_Data shown:_
* Start *

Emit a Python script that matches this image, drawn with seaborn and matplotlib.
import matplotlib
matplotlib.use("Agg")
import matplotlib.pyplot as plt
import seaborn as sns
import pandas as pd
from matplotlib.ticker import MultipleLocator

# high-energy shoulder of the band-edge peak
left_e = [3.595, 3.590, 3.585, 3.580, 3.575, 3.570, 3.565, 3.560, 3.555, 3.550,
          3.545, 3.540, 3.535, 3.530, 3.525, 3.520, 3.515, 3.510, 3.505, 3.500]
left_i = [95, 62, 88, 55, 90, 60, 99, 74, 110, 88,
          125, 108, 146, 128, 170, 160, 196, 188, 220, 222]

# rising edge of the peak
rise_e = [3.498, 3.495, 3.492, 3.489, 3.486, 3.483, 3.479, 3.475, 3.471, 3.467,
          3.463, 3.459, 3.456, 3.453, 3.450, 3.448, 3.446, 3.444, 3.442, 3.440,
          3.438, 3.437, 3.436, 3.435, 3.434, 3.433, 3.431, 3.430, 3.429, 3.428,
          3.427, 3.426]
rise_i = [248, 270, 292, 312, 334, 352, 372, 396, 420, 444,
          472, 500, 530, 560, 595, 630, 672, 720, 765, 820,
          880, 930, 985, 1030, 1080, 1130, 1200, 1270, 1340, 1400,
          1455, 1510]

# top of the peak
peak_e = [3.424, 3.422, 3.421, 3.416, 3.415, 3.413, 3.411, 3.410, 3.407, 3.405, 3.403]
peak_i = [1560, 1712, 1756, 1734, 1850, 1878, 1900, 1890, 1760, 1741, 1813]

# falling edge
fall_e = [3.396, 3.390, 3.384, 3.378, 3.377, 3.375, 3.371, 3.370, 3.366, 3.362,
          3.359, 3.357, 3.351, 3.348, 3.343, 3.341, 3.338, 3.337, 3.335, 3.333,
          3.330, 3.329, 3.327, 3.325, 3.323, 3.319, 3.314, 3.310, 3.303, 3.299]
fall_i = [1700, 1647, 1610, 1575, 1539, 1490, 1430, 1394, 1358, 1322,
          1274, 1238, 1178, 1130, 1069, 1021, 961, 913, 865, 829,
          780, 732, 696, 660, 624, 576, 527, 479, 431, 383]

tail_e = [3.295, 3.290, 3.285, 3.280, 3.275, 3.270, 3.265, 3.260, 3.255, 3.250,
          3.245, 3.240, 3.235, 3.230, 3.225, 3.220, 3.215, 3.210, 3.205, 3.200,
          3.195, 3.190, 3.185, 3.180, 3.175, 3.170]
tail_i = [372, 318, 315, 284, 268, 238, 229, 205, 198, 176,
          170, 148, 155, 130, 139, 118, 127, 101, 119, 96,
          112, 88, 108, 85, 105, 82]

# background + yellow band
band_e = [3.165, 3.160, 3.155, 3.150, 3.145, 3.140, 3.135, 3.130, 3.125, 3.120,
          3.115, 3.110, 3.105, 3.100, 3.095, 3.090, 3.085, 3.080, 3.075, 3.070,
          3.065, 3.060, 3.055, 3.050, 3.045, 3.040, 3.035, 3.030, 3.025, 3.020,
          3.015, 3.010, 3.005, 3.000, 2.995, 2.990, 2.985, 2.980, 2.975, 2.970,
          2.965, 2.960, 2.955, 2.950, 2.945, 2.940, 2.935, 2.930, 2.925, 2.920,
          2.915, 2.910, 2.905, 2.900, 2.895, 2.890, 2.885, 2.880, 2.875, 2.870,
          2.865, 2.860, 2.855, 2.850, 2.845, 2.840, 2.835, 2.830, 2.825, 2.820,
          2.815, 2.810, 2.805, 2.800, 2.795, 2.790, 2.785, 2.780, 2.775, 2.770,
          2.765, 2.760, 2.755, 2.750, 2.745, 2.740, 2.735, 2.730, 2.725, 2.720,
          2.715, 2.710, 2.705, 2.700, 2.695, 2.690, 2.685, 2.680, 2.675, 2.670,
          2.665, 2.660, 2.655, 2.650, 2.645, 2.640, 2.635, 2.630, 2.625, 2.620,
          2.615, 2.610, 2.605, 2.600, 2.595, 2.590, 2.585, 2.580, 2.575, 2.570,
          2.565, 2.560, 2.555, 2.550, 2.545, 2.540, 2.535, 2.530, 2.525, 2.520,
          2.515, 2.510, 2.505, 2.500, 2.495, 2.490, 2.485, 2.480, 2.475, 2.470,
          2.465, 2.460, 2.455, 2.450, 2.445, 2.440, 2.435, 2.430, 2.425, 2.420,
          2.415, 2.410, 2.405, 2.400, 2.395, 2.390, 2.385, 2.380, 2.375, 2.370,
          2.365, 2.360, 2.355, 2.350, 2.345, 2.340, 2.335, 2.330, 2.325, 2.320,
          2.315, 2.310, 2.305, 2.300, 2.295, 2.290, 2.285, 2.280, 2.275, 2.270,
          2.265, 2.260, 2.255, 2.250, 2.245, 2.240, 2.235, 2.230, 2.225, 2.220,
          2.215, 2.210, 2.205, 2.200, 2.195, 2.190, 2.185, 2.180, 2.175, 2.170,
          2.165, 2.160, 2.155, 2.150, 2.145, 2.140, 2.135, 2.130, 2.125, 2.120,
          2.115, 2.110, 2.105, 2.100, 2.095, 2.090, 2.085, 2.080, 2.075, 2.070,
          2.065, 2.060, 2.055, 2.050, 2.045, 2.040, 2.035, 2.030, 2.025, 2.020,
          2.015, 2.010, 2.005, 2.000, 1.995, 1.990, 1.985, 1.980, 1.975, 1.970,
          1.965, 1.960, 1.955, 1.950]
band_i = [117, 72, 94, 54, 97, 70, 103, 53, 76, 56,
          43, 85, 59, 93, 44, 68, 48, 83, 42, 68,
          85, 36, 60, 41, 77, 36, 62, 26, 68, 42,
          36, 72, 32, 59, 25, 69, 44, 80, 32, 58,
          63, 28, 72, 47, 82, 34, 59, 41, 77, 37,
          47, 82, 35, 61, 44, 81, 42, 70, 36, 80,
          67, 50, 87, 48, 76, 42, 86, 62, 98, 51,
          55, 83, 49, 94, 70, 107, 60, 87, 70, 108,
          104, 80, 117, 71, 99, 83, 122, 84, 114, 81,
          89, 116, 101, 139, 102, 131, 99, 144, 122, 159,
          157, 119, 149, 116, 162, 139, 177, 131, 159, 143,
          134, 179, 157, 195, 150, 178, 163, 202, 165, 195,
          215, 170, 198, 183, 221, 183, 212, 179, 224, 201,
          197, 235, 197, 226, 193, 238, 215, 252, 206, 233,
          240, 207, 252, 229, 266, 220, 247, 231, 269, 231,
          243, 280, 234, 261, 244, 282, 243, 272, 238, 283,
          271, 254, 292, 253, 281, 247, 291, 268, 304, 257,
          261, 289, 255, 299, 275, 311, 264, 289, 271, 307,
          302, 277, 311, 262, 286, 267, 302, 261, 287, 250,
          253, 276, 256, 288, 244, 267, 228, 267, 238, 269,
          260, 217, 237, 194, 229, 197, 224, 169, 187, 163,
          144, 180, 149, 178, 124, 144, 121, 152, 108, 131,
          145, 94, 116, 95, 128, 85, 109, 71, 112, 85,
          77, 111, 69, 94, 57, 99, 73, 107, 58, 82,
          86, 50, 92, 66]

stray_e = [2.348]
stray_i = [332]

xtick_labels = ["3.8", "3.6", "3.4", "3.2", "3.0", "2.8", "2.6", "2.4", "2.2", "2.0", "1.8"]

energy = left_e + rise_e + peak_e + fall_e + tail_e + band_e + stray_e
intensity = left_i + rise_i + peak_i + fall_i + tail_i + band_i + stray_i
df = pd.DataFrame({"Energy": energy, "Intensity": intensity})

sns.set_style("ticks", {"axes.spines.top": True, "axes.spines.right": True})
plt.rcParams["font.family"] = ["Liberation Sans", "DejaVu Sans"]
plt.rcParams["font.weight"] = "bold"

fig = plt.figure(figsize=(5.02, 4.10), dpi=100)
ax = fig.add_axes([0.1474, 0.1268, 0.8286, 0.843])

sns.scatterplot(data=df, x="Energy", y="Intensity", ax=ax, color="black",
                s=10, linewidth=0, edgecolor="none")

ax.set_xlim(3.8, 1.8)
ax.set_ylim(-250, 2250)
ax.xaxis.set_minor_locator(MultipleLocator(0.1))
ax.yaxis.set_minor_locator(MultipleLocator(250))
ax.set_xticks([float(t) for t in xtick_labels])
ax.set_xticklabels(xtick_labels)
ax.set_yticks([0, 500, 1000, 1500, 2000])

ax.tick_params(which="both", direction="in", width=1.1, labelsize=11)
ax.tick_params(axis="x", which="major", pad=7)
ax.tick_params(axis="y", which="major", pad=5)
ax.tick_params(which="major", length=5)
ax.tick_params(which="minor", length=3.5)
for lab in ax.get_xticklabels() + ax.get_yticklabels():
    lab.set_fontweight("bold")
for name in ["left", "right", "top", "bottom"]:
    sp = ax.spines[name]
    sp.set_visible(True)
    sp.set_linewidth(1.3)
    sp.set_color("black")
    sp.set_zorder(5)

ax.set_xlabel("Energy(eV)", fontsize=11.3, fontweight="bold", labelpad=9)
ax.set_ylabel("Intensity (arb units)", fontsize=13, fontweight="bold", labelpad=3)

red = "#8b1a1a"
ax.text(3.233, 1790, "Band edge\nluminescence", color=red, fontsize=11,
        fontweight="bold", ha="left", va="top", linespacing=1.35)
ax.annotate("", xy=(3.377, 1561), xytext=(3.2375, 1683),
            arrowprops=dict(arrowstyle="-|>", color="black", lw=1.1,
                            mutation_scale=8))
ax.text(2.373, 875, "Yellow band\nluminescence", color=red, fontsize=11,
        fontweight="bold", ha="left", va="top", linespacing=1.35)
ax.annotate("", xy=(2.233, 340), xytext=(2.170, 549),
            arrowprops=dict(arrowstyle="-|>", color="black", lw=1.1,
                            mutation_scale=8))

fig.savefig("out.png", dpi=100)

* End *

Your task is to quote the lines above, beginning with the first and ending with the one that holds "780, 732, 696, 660, 624, 576, 527, 479, 431, 383]".

_Output of the exercise:_
Emit a Python script that matches this image, drawn with seaborn and matplotlib.
import matplotlib
matplotlib.use("Agg")
import matplotlib.pyplot as plt
import seaborn as sns
import pandas as pd
from matplotlib.ticker import MultipleLocator

# high-energy shoulder of the band-edge peak
left_e = [3.595, 3.590, 3.585, 3.580, 3.575, 3.570, 3.565, 3.560, 3.555, 3.550,
          3.545, 3.540, 3.535, 3.530, 3.525, 3.520, 3.515, 3.510, 3.505, 3.500]
left_i = [95, 62, 88, 55, 90, 60, 99, 74, 110, 88,
          125, 108, 146, 128, 170, 160, 196, 188, 220, 222]

# rising edge of the peak
rise_e = [3.498, 3.495, 3.492, 3.489, 3.486, 3.483, 3.479, 3.475, 3.471, 3.467,
          3.463, 3.459, 3.456, 3.453, 3.450, 3.448, 3.446, 3.444, 3.442, 3.440,
          3.438, 3.437, 3.436, 3.435, 3.434, 3.433, 3.431, 3.430, 3.429, 3.428,
          3.427, 3.426]
rise_i = [248, 270, 292, 312, 334, 352, 372, 396, 420, 444,
          472, 500, 530, 560, 595, 630, 672, 720, 765, 820,
          880, 930, 985, 1030, 1080, 1130, 1200, 1270, 1340, 1400,
          1455, 1510]

# top of the peak
peak_e = [3.424, 3.422, 3.421, 3.416, 3.415, 3.413, 3.411, 3.410, 3.407, 3.405, 3.403]
peak_i = [1560, 1712, 1756, 1734, 1850, 1878, 1900, 1890, 1760, 1741, 1813]

# falling edge
fall_e = [3.396, 3.390, 3.384, 3.378, 3.377, 3.375, 3.371, 3.370, 3.366, 3.362,
          3.359, 3.357, 3.351, 3.348, 3.343, 3.341, 3.338, 3.337, 3.335, 3.333,
          3.330, 3.329, 3.327, 3.325, 3.323, 3.319, 3.314, 3.310, 3.303, 3.299]
fall_i = [1700, 1647, 1610, 1575, 1539, 1490, 1430, 1394, 1358, 1322,
          1274, 1238, 1178, 1130, 1069, 1021, 961, 913, 865, 829,
          780, 732, 696, 660, 624, 576, 527, 479, 431, 383]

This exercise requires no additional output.